To track metrics under a specific name, you can pass the name argument to the metric constructor:

model.compile(
    optimizer='adam',
    loss='mean_squared_error',
    metrics=[
        metrics.MeanSquaredError(name='my_mse'),
        metrics.AUC(name='my_auc'),
    ]
)

All built-in metrics may also be passed via their string identifier (in this case, default constructor argument values are used, including a default metric name):

model.compile(
    optimizer='adam',
    loss='mean_squared_error',
    metrics=[
        'MeanSquaredError',
        'AUC',
    ]
)

Standalone usage

Unlike losses, metrics are stateful. You update their state using the update_state() method, and you query the scalar metric result using the result() method:

m = keras.metrics.AUC()
m.update_state([0, 1, 1, 1], [0, 1, 0, 0])
print('Intermediate result:', float(m.result()))
m.update_state([1, 1, 1, 1], [0, 1, 1, 0])
print('Final result:', float(m.result()))

The internal state can be cleared via metric.reset_states().

Here’s how you would use a metric as part of a simple custom training loop:

accuracy = keras.metrics.CategoricalAccuracy()
loss_fn = keras.losses.CategoricalCrossentropy(from_logits=True)
optimizer = keras.optimizers.Adam()
for step, (x, y) in enumerate(dataset):
    with tf.GradientTape() as tape:
        logits = model(x)
        # Compute the loss value for this batch.
        loss_value = loss_fn(y, logits)
    # Update the state of the `accuracy` metric.
    accuracy.update_state(y, logits)
    # Update the weights of the model to minimize the loss value.
    gradients = tape.gradient(loss_value, model.trainable_weights)
    optimizer.apply_gradients(zip(gradients, model.trainable_weights))
    # Logging the current accuracy value so far.
    if step % 100 == 0:
        print('Step:', step)
        print('Total running accuracy so far: %.3f' % accuracy.result())

Creating custom metrics

As simple callables (stateless)

Much like loss functions, any callable with signature metric_fn(y_true, y_pred) that returns an array of losses (one of sample in the input batch) can be passed to compile() as a metric. Note that sample weighting is automatically supported for any such metric.

Here’s a simple example:

from keras import ops
def my_metric_fn(y_true, y_pred):
    squared_difference = ops.square(y_true - y_pred)
    return ops.mean(squared_difference, axis=-1)  # Note the `axis=-1`
model.compile(optimizer='adam', loss='mean_squared_error', metrics=[my_metric_fn])

In this case, the scalar metric value you are tracking during training and evaluation is the average of the per-batch metric values for all batches see during a given epoch (or during a given call to model.evaluate()).

As subclasses of Metric (stateful)

Not all metrics can be expressed via stateless callables, because metrics are evaluated for each batch during training and evaluation, but in some cases the average of the per-batch values is not what you are interested in.
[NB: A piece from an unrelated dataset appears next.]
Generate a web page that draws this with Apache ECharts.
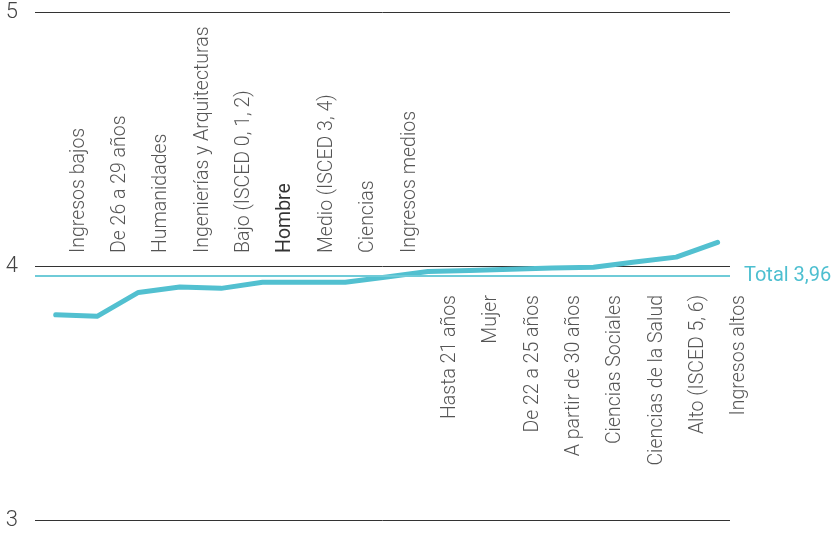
<!DOCTYPE html>
<html>
<head>
<meta charset="utf-8">
<script src="https://cdn.jsdelivr.net/npm/echarts@6/dist/echarts.min.js"></script>
<style>
html,body{margin:0;padding:0;background:#fff;}
#chart{width:833px;height:534px;}
</style>
</head>
<body>
<div id="chart"></div>
<script>
// ---- data ----
var categories = [
  "Ingresos bajos", "De 26 a 29 años", "Humanidades", "Ingenierías y Arquitecturas",
  "Bajo (ISCED 0, 1, 2)", "Hombre", "Medio (ISCED 3, 4)", "Ciencias", "Ingresos medios",
  "Hasta 21 años", "Mujer", "De 22 a 25 años", "A partir de 30 años",
  "Ciencias Sociales", "Ciencias de la Salud", "Alto (ISCED 5, 6)", "Ingresos altos"
];
var values = [3.808, 3.802, 3.896, 3.917, 3.912, 3.936, 3.936, 3.936, 3.957,
              3.978, 3.982, 3.987, 3.992, 3.995, 4.016, 4.035, 4.093];
var total = 3.96;
var totalLabel = "Total 3,96";
var boldCategories = ["Hombre"];
var yTicks = [3, 4, 5];

// ---- chart ----
var lineColor = '#52c0d0';
var totalColor = '#6fcbd8';
var textColor = '#2b2b2b';
var font = 'Roboto';

var lineData = categories.map(function (c, i) { return [i, values[i]]; });
var labelData = categories.map(function (c, i) {
  var above = values[i] <= total;
  var bold = boldCategories.indexOf(c) >= 0;
  return {
    value: [i, 4],
    name: c,
    label: {
      align: above ? 'left' : 'right',
      // offset is expressed in the rotated label frame
      offset: above ? [13, 23] : [-29, 22],
      fontWeight: bold ? 400 : 300,
      color: bold ? '#000' : textColor
    }
  };
});

var chart = echarts.init(document.getElementById('chart'), null, {renderer: 'canvas'});
chart.setOption({
  animation: false,
  backgroundColor: '#fff',
  grid: {left: 35, right: 103, top: 12, bottom: 14, containLabel: false},
  xAxis: {
    type: 'value', min: -0.5, max: 16.3, show: false
  },
  yAxis: {
    type: 'value', min: yTicks[0], max: yTicks[yTicks.length - 1], interval: 1,
    axisLine: {show: false}, axisTick: {show: false},
    axisLabel: {color: '#444', fontSize: 22, fontFamily: font, fontWeight: 300, margin: 17},
    splitLine: {lineStyle: {color: '#333', width: 1}}
  },
  series: [
    {
      type: 'line',
      data: lineData,
      symbol: 'none',
      z: 3,
      lineStyle: {color: lineColor, width: 5, cap: 'round', join: 'round'},
      markLine: {
        silent: true,
        symbol: 'none',
        data: [{yAxis: total}],
        lineStyle: {color: totalColor, width: 2, type: 'solid'},
        label: {
          position: 'end', formatter: totalLabel, color: '#4dbfd0',
          fontSize: 20, fontFamily: font, distance: 14
        }
      }
    },
    {
      type: 'scatter',
      data: labelData,
      symbolSize: 0,
      silent: true,
      z: 4,
      label: {
        show: true,
        position: 'inside',
        rotate: 90,
        verticalAlign: 'middle',
        fontSize: 19.5,
        fontFamily: font,
        formatter: function (p) { return p.name; }
      }
    }
  ]
});
</script>
</body>
</html>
Let’s say that you want to compute AUC over a given evaluation dataset: the average of the per-batch AUC values isn’t the same as the AUC over the entire dataset.
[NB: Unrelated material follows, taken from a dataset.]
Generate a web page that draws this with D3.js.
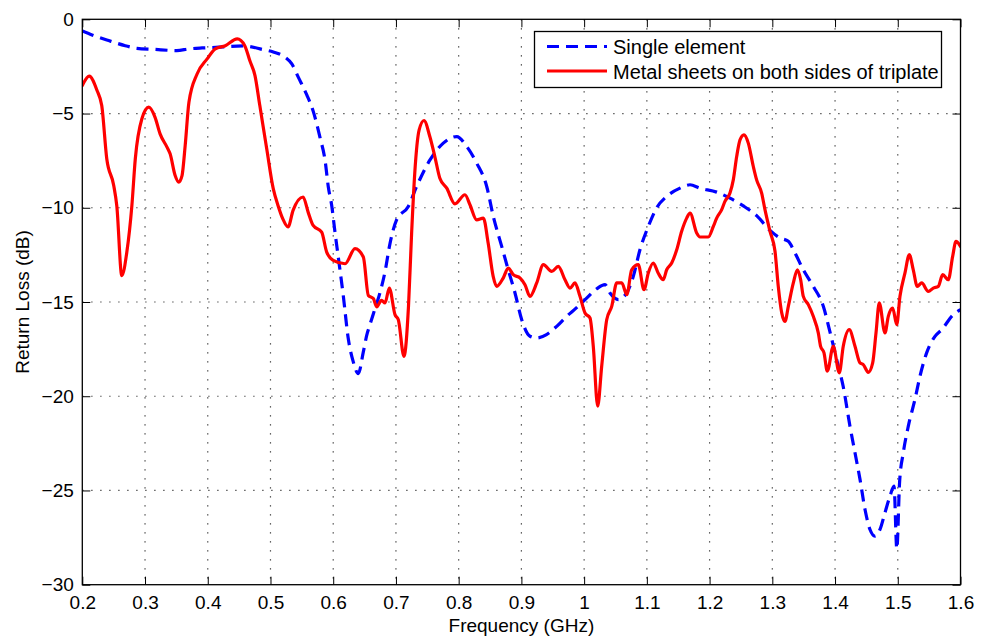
<!DOCTYPE html>
<html>
<head>
<meta charset="utf-8">
<script src="https://cdn.jsdelivr.net/npm/d3@7/dist/d3.min.js"></script>
<style>
  html, body { margin: 0; padding: 0; background: #fff; }
  svg text { font-family: "Liberation Sans", Arial, Helvetica, sans-serif; fill: #000; }
</style>
</head>
<body>
<svg id="chart" width="982" height="639"></svg>
<script>
// Return loss of a single element (dashed blue)
const singleFreq = [0.200,0.2155,0.242,0.2685,0.287,0.313,0.3505,0.370,0.391,0.4175,0.430,0.4567,0.4885,0.5045,0.523,0.534,0.5443,0.5577,0.5683,0.579,0.587,0.5922,0.5976,0.6028,0.608,0.616,0.624,0.632,0.640,0.648,0.6534,0.6586,0.6666,0.6746,0.6825,0.6905,0.701,0.7197,0.733,0.7543,0.7755,0.7969,0.8128,0.8287,0.8447,0.8552,0.8686,0.879,0.8898,0.9005,0.9137,0.9244,0.940,0.9563,0.9722,0.988,1.004,1.020,1.0333,1.0412,1.0545,1.0678,1.0784,1.089,1.1023,1.1157,1.1316,1.1528,1.1688,1.1847,1.2113,1.2325,1.2537,1.275,1.2963,1.3122,1.3255,1.3362,1.3494,1.3653,1.3813,1.392,1.4026,1.4131,1.4238,1.4318,1.4398,1.4477,1.4557,1.4637,1.4717,1.4796,1.4876,1.494,1.4985,1.503,1.5088,1.5168,1.5274,1.5354,1.546,1.5593,1.570,1.5885,1.600];
const singleLoss = [-0.62,-0.83,-1.13,-1.40,-1.54,-1.59,-1.66,-1.57,-1.52,-1.48,-1.45,-1.41,-1.61,-1.73,-2.01,-2.37,-3.07,-4.0,-4.9,-6.28,-7.48,-8.9,-9.88,-11.29,-12.6,-14.65,-16.94,-18.18,-18.8,-17.65,-16.77,-16.2,-15.35,-14.5,-13.41,-11.9,-10.64,-9.93,-8.87,-7.46,-6.57,-6.22,-6.75,-7.63,-8.87,-10.46,-12.05,-13.29,-14.52,-15.94,-16.82,-16.91,-16.73,-16.29,-15.76,-15.3,-14.79,-14.3,-14.08,-14.52,-14.87,-14.52,-13.64,-12.23,-10.99,-10.0,-9.4,-8.96,-8.78,-8.96,-9.17,-9.49,-9.9,-10.42,-11.2,-11.6,-11.78,-12.4,-13.29,-14.17,-15.23,-16.6,-18.06,-19.5,-21.59,-23.0,-24.41,-26.0,-27.07,-27.42,-27.07,-26.18,-25.3,-24.77,-28.1,-24.5,-23.0,-21.59,-20.17,-18.94,-17.7,-16.82,-16.47,-15.67,-15.41];

// Return loss with metal sheets on both sides of the triplate (solid red)
const sheetFreq = [0.200,0.211,0.2235,0.231,0.239,0.250,0.255,0.263,0.271,0.279,0.2845,0.295,0.306,0.316,0.324,0.335,0.340,0.348,0.3537,0.359,0.364,0.370,0.383,0.399,0.412,0.428,0.447,0.459,0.467,0.4753,0.483,0.494,0.5045,0.512,0.5195,0.528,0.536,0.552,0.560,0.568,0.5816,0.5896,0.600,0.619,0.6347,0.648,0.656,0.664,0.6693,0.677,0.6826,0.6894,0.6985,0.7038,0.7128,0.720,0.725,0.730,0.737,0.7447,0.754,0.762,0.770,0.781,0.794,0.810,0.818,0.8287,0.8393,0.847,0.855,0.8606,0.871,0.879,0.887,0.898,0.9057,0.9137,0.9244,0.935,0.9483,0.9588,0.9695,0.9775,0.9854,0.9934,1.0014,1.0094,1.0146,1.0216,1.028,1.036,1.044,1.052,1.060,1.068,1.0758,1.0863,1.0955,1.1023,1.1103,1.118,1.126,1.1316,1.1396,1.1476,1.1555,1.1635,1.1688,1.1794,1.1847,1.198,1.206,1.2113,1.2193,1.2245,1.2325,1.2378,1.2432,1.2485,1.2548,1.2617,1.2697,1.275,1.283,1.2883,1.2963,1.3043,1.3095,1.315,1.3202,1.3255,1.3335,1.340,1.3452,1.3494,1.3574,1.3653,1.3733,1.377,1.3824,1.3877,1.3972,1.4068,1.4131,1.4227,1.4318,1.4398,1.445,1.453,1.460,1.4653,1.4705,1.4796,1.4849,1.4919,1.4983,1.5035,1.5115,1.5184,1.5247,1.5311,1.5381,1.5487,1.5566,1.5646,1.5716,1.5805,1.5875,1.5928,1.600];
const sheetLoss = [-3.52,-3.02,-3.78,-4.58,-7.4,-8.8,-9.9,-13.6,-12.35,-9.9,-7.4,-5.28,-4.66,-5.2,-6.08,-6.78,-7.14,-8.29,-8.64,-8.29,-6.7,-4.4,-2.9,-2.1,-1.57,-1.4,-1.04,-1.4,-2.19,-2.99,-4.58,-6.87,-9.0,-9.88,-10.58,-11.02,-10.14,-9.43,-10.23,-10.94,-11.29,-12.35,-12.79,-12.97,-12.17,-12.61,-14.65,-14.82,-15.26,-14.91,-15.05,-14.26,-15.67,-15.94,-17.88,-15.23,-11.34,-8.16,-5.87,-5.37,-6.22,-7.28,-8.43,-8.96,-9.79,-9.31,-9.84,-10.64,-10.55,-11.87,-13.64,-14.17,-13.73,-13.2,-13.55,-13.73,-14.08,-14.7,-13.99,-13.02,-13.38,-13.11,-13.82,-14.26,-13.99,-14.7,-15.58,-15.85,-17.35,-20.53,-18.41,-15.94,-15.23,-13.99,-13.99,-14.61,-13.29,-13.02,-14.35,-13.46,-12.93,-13.46,-13.82,-13.29,-12.93,-12.23,-11.25,-10.55,-10.28,-11.34,-11.55,-11.55,-10.99,-10.55,-10.1,-9.66,-9.22,-8.52,-7.28,-6.4,-6.13,-6.57,-7.81,-8.52,-9.22,-10.1,-11.25,-12.31,-14.17,-15.58,-16.03,-15.23,-13.99,-13.29,-13.82,-14.7,-15.14,-15.76,-16.64,-17.35,-17.7,-18.67,-17.35,-18.76,-17.35,-16.47,-17.35,-18.23,-18.32,-18.73,-18.23,-16.64,-15.05,-16.64,-15.76,-15.32,-16.2,-14.7,-13.46,-12.49,-13.29,-14.17,-13.99,-14.44,-14.26,-14.17,-13.55,-13.82,-12.58,-11.78,-12.05];

const xTicks = [0.2,0.3,0.4,0.5,0.6,0.7,0.8,0.9,1,1.1,1.2,1.3,1.4,1.5,1.6];
const xTickLabels = ["0.2","0.3","0.4","0.5","0.6","0.7","0.8","0.9","1","1.1","1.2","1.3","1.4","1.5","1.6"];
const yTicks = [0,-5,-10,-15,-20,-25,-30];
const yTickLabels = ["0","\u22125","\u221210","\u221215","\u221220","\u221225","\u221230"];
const seriesNames = ["Single element","Metal sheets on both sides of triplate"];
const xTitle = "Frequency (GHz)";
const yTitle = "Return Loss (dB)";

const svg = d3.select("#chart");
const W = 982, H = 639;
const margin = {left: 82.3, right: 21.5, top: 19.3, bottom: 54.3};
const pw = W - margin.left - margin.right;
const ph = H - margin.top - margin.bottom;
const tickFont = 19;
const dashPattern = "12,7";

const x = d3.scaleLinear().domain([0.2, 1.6]).range([margin.left, margin.left + pw]);
const y = d3.scaleLinear().domain([-30, 0]).range([margin.top + ph, margin.top]);

// dotted grid
const grid = svg.append("g");
xTicks.slice(1, -1).forEach(t => {
  grid.append("line").attr("x1", x(t)).attr("x2", x(t))
    .attr("y1", margin.top).attr("y2", margin.top + ph)
    .attr("stroke", "#333").attr("stroke-width", 1.2).attr("stroke-dasharray", "1.2,7.8");
});
yTicks.slice(1, -1).forEach(t => {
  grid.append("line").attr("x1", margin.left).attr("x2", margin.left + pw)
    .attr("y1", y(t)).attr("y2", y(t))
    .attr("stroke", "#333").attr("stroke-width", 1.2).attr("stroke-dasharray", "1.2,7.8");
});

// curves, clipped to the plot box
svg.append("clipPath").attr("id", "plotClip").append("rect")
  .attr("x", margin.left).attr("y", margin.top).attr("width", pw).attr("height", ph);

const line = d3.line().x(d => x(d[0])).y(d => y(d[1])).curve(d3.curveMonotoneX);
const singleData = singleFreq.map((f, i) => [f, singleLoss[i]]);
const sheetData = sheetFreq.map((f, i) => [f, sheetLoss[i]]);

const plot = svg.append("g").attr("clip-path", "url(#plotClip)");
plot.append("path").datum(singleData).attr("d", line)
  .attr("fill", "none").attr("stroke", "#0000ff").attr("stroke-width", 3.2)
  .attr("stroke-dasharray", dashPattern).attr("stroke-linejoin", "round");
plot.append("path").datum(sheetData).attr("d", line)
  .attr("fill", "none").attr("stroke", "#ff0000").attr("stroke-width", 3.2)
  .attr("stroke-linejoin", "round").attr("stroke-linecap", "round");

// axes with inward ticks on all four sides
const tickLen = 8;
const axG = svg.append("g");
const axisB = d3.axisBottom(x).tickValues(xTicks).tickFormat((d, i) => xTickLabels[i]).tickSizeInner(-tickLen).tickSizeOuter(0).tickPadding(tickLen + 3);
const axisT = d3.axisTop(x).tickValues(xTicks).tickFormat("").tickSizeInner(-tickLen).tickSizeOuter(0);
const axisL = d3.axisLeft(y).tickValues(yTicks).tickFormat((d, i) => yTickLabels[i]).tickSizeInner(-tickLen).tickSizeOuter(0).tickPadding(tickLen + 0.5);
const axisR = d3.axisRight(y).tickValues(yTicks).tickFormat("").tickSizeInner(-tickLen).tickSizeOuter(0);

function styleAxis(g) {
  g.select(".domain").remove();
  g.selectAll(".tick line").attr("stroke", "#000").attr("stroke-width", 1);
  g.selectAll(".tick text").attr("font-size", tickFont).attr("font-family", "Liberation Sans, Arial, sans-serif").attr("fill", "#000");
}
axG.append("g").attr("transform", `translate(0,${margin.top + ph})`).call(axisB).call(styleAxis);
axG.append("g").attr("transform", `translate(0,${margin.top})`).call(axisT).call(styleAxis);
axG.append("g").attr("transform", `translate(${margin.left},0)`).call(axisL).call(styleAxis);
axG.append("g").attr("transform", `translate(${margin.left + pw},0)`).call(axisR).call(styleAxis);

axG.append("rect").attr("x", margin.left).attr("y", margin.top).attr("width", pw).attr("height", ph)
  .attr("fill", "none").attr("stroke", "#000").attr("stroke-width", 1.3);

// axis titles
svg.append("text").attr("x", margin.left + pw / 2).attr("y", 632)
  .attr("text-anchor", "middle").attr("font-size", 19).text(xTitle);
svg.append("text").attr("transform", `translate(29,${margin.top + ph / 2}) rotate(-90)`)
  .attr("text-anchor", "middle").attr("font-size", 19).text(yTitle);

// legend
const lg = svg.append("g");
lg.append("rect").attr("x", 534.5).attr("y", 31.5).attr("width", 407).attr("height", 56)
  .attr("fill", "#fff").attr("stroke", "#000").attr("stroke-width", 1.3);
const rows = [
  {name: seriesNames[0], color: "#0000ff", dash: dashPattern, cy: 46.5, base: 54},
  {name: seriesNames[1], color: "#ff0000", dash: null, cy: 71, base: 78.5}
];
rows.forEach(r => {
  const l = lg.append("line").attr("x1", 547).attr("x2", 607).attr("y1", r.cy).attr("y2", r.cy)
    .attr("stroke", r.color).attr("stroke-width", 3.2);
  if (r.dash) l.attr("stroke-dasharray", r.dash);
  lg.append("text").attr("x", 613).attr("y", r.base)
    .attr("font-size", 20).text(r.name);
});
</script>
</body>
</html>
For such metrics, you’re going to want to subclass the Metric class, which can maintain a state across batches. It’s easy:

  • Create the state variables in __init__
  • Update the variables given y_true and y_pred in update_state()
  • Return the scalar metric result in result()
  • Clear the state in reset_states()

Here’s a simple example computing binary true positives:

class BinaryTruePositives(keras.metrics.Metric):
  def __init__(self, name='binary_true_positives', **kwargs):
    super().__init__(name=name, **kwargs)
    self.true_positives = self.add_weight(name='tp', initializer='zeros')
  def update_state(self, y_true, y_pred, sample_weight=None):
    y_true = ops.cast(y_true, "bool")
    y_pred = ops.cast(y_pred, "bool")
    values = ops.logical_and(ops.equal(y_true, True), ops.equal(y_pred, True))
    values = ops.cast(values, self.dtype)
    if sample_weight is not None:
      sample_weight = ops.cast(sample_weight, self.dtype)
      values = values * sample_weight
    self.true_positives.assign_add(ops.sum(values))
  def result(self):
    return self.true_positives
  def reset_state(self):
    self.true_positives.assign(0)
m = BinaryTruePositives()
m.update_state([0, 1, 1, 1], [0, 1, 0, 0])
print(f'Intermediate result: {m.result().numpy()}')
m.update_state([1, 1, 1, 1], [0, 1, 1, 0])
print(f'Intermediate result: {m.result().numpy()}')